Is there a way to explicitly set/limit the degree of parallelism (= the number of separate threads) used by std::async
and related classes?
Perusing the thread support library hasn’t turned up anything promising.
As close as I could figure out, std::async
implementations (usually?) use a thread pool internally. Is there are standardised API to control this?
For background: I’m in a setting (shared cluster) where I have to manually limit the number of cores used. If I fail to do this, the load sharing scheduler throws a fit and I’m penalised. In particular, std::thread::hardware_concurrency()
holds no useful information, since the number of physical cores is irrelevant for the constraints I’m under.

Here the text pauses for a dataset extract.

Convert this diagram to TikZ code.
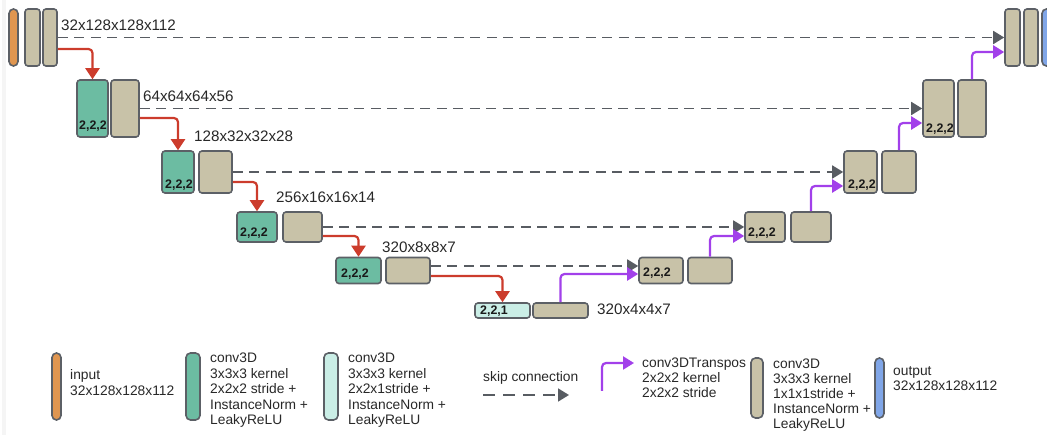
\documentclass[tikz,border=0pt]{standalone}
\usepackage{fontspec}
\setmainfont{Liberation Sans}
\usetikzlibrary{arrows.meta,calc}
\definecolor{cOrange}{RGB}{224,150,80}
\definecolor{cTeal}{RGB}{108,188,162}
\definecolor{cLight}{RGB}{202,238,230}
\definecolor{cBeige}{RGB}{200,194,168}
\definecolor{cBlue}{RGB}{128,166,232}
\definecolor{cBorder}{RGB}{92,96,102}
\definecolor{cRed}{RGB}{204,60,44}
\definecolor{cPurple}{RGB}{162,64,234}
\definecolor{cDash}{RGB}{88,92,98}
\definecolor{cText}{RGB}{40,40,40}
\tikzset{
  blk/.style={draw=cBorder, line width=1.6pt, rounded corners=3pt, inner sep=0pt},
  pill/.style={draw=cBorder, line width=1.6pt, rounded corners=4.5pt, inner sep=0pt},
  redarr/.style={draw=cRed, line width=2.2pt, rounded corners=4pt, -{Triangle[width=14pt,length=11pt]}},
  purarr/.style={draw=cPurple, line width=2.2pt, rounded corners=4pt, -{Triangle[width=13pt,length=11pt]}},
  skiparr/.style={draw=cDash, line width=1.8pt, dash pattern=on 10pt off 6.5pt, -{Triangle[width=13pt,length=11pt]}},
  dimlbl/.style={anchor=base west, inner sep=0pt, text=cText, font=\fontsize{15.2}{18}\selectfont},
  strd/.style={anchor=base west, inner sep=0pt, text=black!90, font=\fontsize{12.4}{14}\selectfont\bfseries},
  leg/.style={anchor=base west, inner sep=0pt, text=cText, font=\fontsize{13.8}{15.5}\selectfont},
}
\begin{document}
\begin{tikzpicture}[x=1pt,y=-1pt]
\useasboundingbox (0,0) rectangle (1047,435);
\fill[black!4] (2,0) rectangle (6,435);
% top row
\node[pill, fill=cOrange, minimum width=9pt, minimum height=57pt] (in) at (13.5,37.5) {};
\node[blk, fill=cBeige, minimum width=15pt, minimum height=57pt] (b0a) at (32.5,37.5) {};
\node[blk, fill=cBeige, minimum width=14pt, minimum height=57pt] (b0b) at (50,37.5) {};
\node[blk, fill=cBeige, minimum width=15pt, minimum height=57pt] (d0a) at (1012.5,37.5) {};
\node[blk, fill=cBeige, minimum width=14pt, minimum height=57pt] (d0b) at (1031,37.5) {};
\node[pill, fill=cBlue, minimum width=10pt, minimum height=57pt] (out) at (1047,37.5) {};
% level 1
\node[blk, fill=cTeal, minimum width=31pt, minimum height=57pt] (e1a) at (92.5,108.5) {};
\node[blk, fill=cBeige, minimum width=28pt, minimum height=57pt] (e1b) at (125,108.5) {};
\node[blk, fill=cBeige, minimum width=31pt, minimum height=57pt] (d1a) at (938.5,108.5) {};
\node[blk, fill=cBeige, minimum width=28pt, minimum height=57pt] (d1b) at (972,108.5) {};
% level 2
\node[blk, fill=cTeal, minimum width=32pt, minimum height=42pt] (e2a) at (178,172) {};
\node[blk, fill=cBeige, minimum width=33pt, minimum height=42pt] (e2b) at (215.5,172) {};
\node[blk, fill=cBeige, minimum width=33pt, minimum height=42pt] (d2a) at (860.5,172) {};
\node[blk, fill=cBeige, minimum width=34pt, minimum height=42pt] (d2b) at (899,172) {};
% level 3
\node[blk, fill=cTeal, minimum width=40pt, minimum height=30pt] (e3a) at (257,227) {};
\node[blk, fill=cBeige, minimum width=39pt, minimum height=30pt] (e3b) at (302.5,227) {};
\node[blk, fill=cBeige, minimum width=40pt, minimum height=30pt] (d3a) at (765,227) {};
\node[blk, fill=cBeige, minimum width=40pt, minimum height=30pt] (d3b) at (811,227) {};
% level 4
\node[blk, fill=cTeal, minimum width=45pt, minimum height=26pt] (e4a) at (358.5,270.5) {};
\node[blk, fill=cBeige, minimum width=44pt, minimum height=26pt] (e4b) at (408,270.5) {};
\node[blk, fill=cBeige, minimum width=44pt, minimum height=26pt] (d4a) at (661,270.5) {};
\node[blk, fill=cBeige, minimum width=44pt, minimum height=26pt] (d4b) at (710,270.5) {};
% bottom
\node[blk, fill=cLight, minimum width=55pt, minimum height=15pt] (bt) at (502.5,310.5) {};
\node[blk, fill=cBeige, minimum width=55pt, minimum height=15pt] (bb) at (560.5,310.5) {};

% skip connections
\draw[skiparr] (b0b.east) -- (d0a.west);
\draw[skiparr] (e1b.east) -- (d1a.west);
\draw[skiparr] (e2b.east) -- (d2a.west);
\draw[skiparr] (e3b.east) -- (d3a.west);
\draw[skiparr] ($(e4b.east)+(0,-4.5)$) -- ($(d4a.west)+(0,-4.5)$);

% down path
\draw[redarr] ($(b0b.east)+(0,11.5)$) -| (e1a.north);
\draw[redarr] ($(e1b.east)+(0,9.5)$) -| (e2a.north);
\draw[redarr] ($(e2b.east)+(0,10)$) -| (e3a.north);
\draw[redarr] ($(e3b.east)+(0,9)$) -| (e4a.north);
\draw[redarr] ($(e4b.east)+(0,5.5)$) -| (bt.north);

% up path
\draw[purarr] (bb.north) |- ($(d4a.west)+(0,3.5)$);
\draw[purarr] (d4b.north) |- ($(d3a.west)+(0,9)$);
\draw[purarr] (d3b.north) |- ($(d2a.west)+(0,14)$);
\draw[purarr] (d2b.north) |- ($(d1a.west)+(0,14.5)$);
\draw[purarr] (d1b.north) |- ($(d0a.west)+(0,14.5)$);

% dimension labels
\node[dimlbl] (t0) at (61,31) {32x128x128x112};
\node[dimlbl] (t1) at (143,102) {64x64x64x56};
\node[dimlbl] (t2) at (194,142) {128x32x32x28};
\node[dimlbl] (t3) at (276,203) {256x16x16x14};
\node[dimlbl] (t4) at (382,253) {320x8x8x7};
\node[dimlbl] (t5) at (597,315) {320x4x4x7};

% stride labels
\node[strd] (s1) at (79,130) {2,2,2};
\node[strd] (s2) at (165,189) {2,2,2};
\node[strd] (s3) at (240,237) {2,2,2};
\node[strd] (s4) at (341,278) {2,2,2};
\node[strd] (s5) at (480,315) {2,2,1};
\node[strd] (s6) at (643,277) {2,2,2};
\node[strd] (s7) at (748,237) {2,2,2};
\node[strd] (s8) at (848,189) {2,2,2};
\node[strd] (s9) at (926,133) {2,2,2};

% legend
\node[pill, fill=cOrange, minimum width=9pt, minimum height=67pt] (gIn) at (56.5,386.5) {};
\node[leg] (lIn) at (70,380) {\vtop{\baselineskip=16pt\hbox{input}\hbox{32x128x128x112}}};
\node[pill, fill=cTeal, minimum width=14pt, minimum height=67pt] (gTeal) at (193,386.5) {};
\node[leg] (lTeal) at (210,363) {\vtop{\hbox{conv3D}\hbox{3x3x3 kernel}\hbox{2x2x2 stride +}\hbox{InstanceNorm +}\hbox{LeakyReLU}}};
\node[pill, fill=cLight, minimum width=14pt, minimum height=67pt] (gLt) at (331,386.5) {};
\node[leg] (lLt) at (348,363) {\vtop{\hbox{conv3D}\hbox{3x3x3 kernel}\hbox{2x2x1stride +}\hbox{InstanceNorm +}\hbox{LeakyReLU}}};
\node[leg] (lSkip) at (483,382) {skip connection};
\coordinate (lsA) at (483,395);
\coordinate (lsB) at (569,395);
\draw[skiparr, dash pattern=on 12pt off 8pt] (lsA) -- (lsB);
\coordinate (lpA) at (602,391);
\coordinate (lpB) at (634,363);
\draw[purarr] (lpA) |- (lpB);
\node[leg] (lTr) at (642,368) {\vtop{\baselineskip=15pt\hbox{conv3DTranspos}\hbox{2x2x2 kernel}\hbox{2x2x2 stride}}};
\node[pill, fill=cBeige, minimum width=12pt, minimum height=60pt] (gBeige) at (757,388) {};
\node[leg] (lBeige) at (773,369) {\vtop{\baselineskip=15pt\hbox{conv3D}\hbox{3x3x3 kernel}\hbox{1x1x1stride +}\hbox{InstanceNorm +}\hbox{LeakyReLU}}};
\node[pill, fill=cBlue, minimum width=9pt, minimum height=60pt] (gBlue) at (879.5,388) {};
\node[leg] (lOut) at (893,376) {\vtop{\baselineskip=15pt\hbox{output}\hbox{32x128x128x112}}};
\end{tikzpicture}
\end{document}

Here’s a relevant piece of code (which, in C++17 with parallelism TS, would probably be written using parallel std::transform
):
auto read_data(std::string const&) -> std::string;
auto multi_read_data(std::vector<std::string> const& filenames, int ncores = 2) -> std::vector<std::string> {
auto futures = std::vector<std::future<std::string>>{};
// Haha, I wish.
std::thread_pool::set_max_parallelism(ncores);
for (auto const& filename : filenames) {
futures.push_back(std::async(std::launch::async, read_data, filename));
}
auto ret = std::vector<std::string>(filenames.size());
std::transform(futures.begin(), futures.end(), ret.begin(),
[](std::future<std::string>& f) {return f.get();});
return ret;
}
From a design point of view I’d have expected the std::execution::parallel_policy
class (from parallelism TS) to allow specifying that (in fact, this is how I did it in the framework I designed for my master thesis). But this doesn’t seem to be the case.
Ideally I’d like a solution for C++11 but if there’s one for later versions I would still like to know about it (though I can’t use it).
No. std::async
is opaque, and you have no control over it's usage of threads, thread pools or anything else. As a matter of fact, you do not even have any guarantee that it would use a thread at all - it might as well execute in the same thread (potentially, note @T.C. comment below), and such implementation would still be conformant.
C++ threading library was never supposed to handle fine-tuning of OS / hardware specifics of threads management, so I am afraid, in your case you will have to code for the proper support yourself, potentially using OS-provided thread control primitives.
As other people have noted, std::async
doesn't let you do this.
Yet
You're describing one of the simpler use-cases of Executors which are currently still bouncing around the design-space of C++ Standardisation, specifically right now in Study Group 1: Concurrency.
Since reading WG21 standards proposals can be a slog, they authors have helpfully linked to both a prototype header-only reference implementation and some example code.
It even includes a static thread pool, and an example of almost exactly what you want: async_1.cpp
#include <experimental/thread_pool>
#include <iostream>
#include <tuple>
namespace execution = std::experimental::execution;
using std::experimental::static_thread_pool;
template <class Executor, class Function>
auto async(Executor ex, Function f)
{
return execution::require(ex, execution::twoway).twoway_execute(std::move(f));
}
int main()
{
static_thread_pool pool{1};
auto f = async(pool.executor(), []{ return 42; });
std::cout << "result is " << f.get() << "\n";
}
Thank you to @jared-hoberock for pointing me at P0668R0 as the much simpler followup to P0443R1 which I had referenced in an earlier version of this answer.
This simplification has been applied, and now there's both a paper describing the rationale (P0761R0), and a much simpler version of the standard wording in P0443R2.
As of July 2017, the only actual guess I've seen on delivery of this is: Michael Wong, editor of the Concurrency TS --- the standardisation vehicle for Executors --- feels "confident that it will make it into C++20".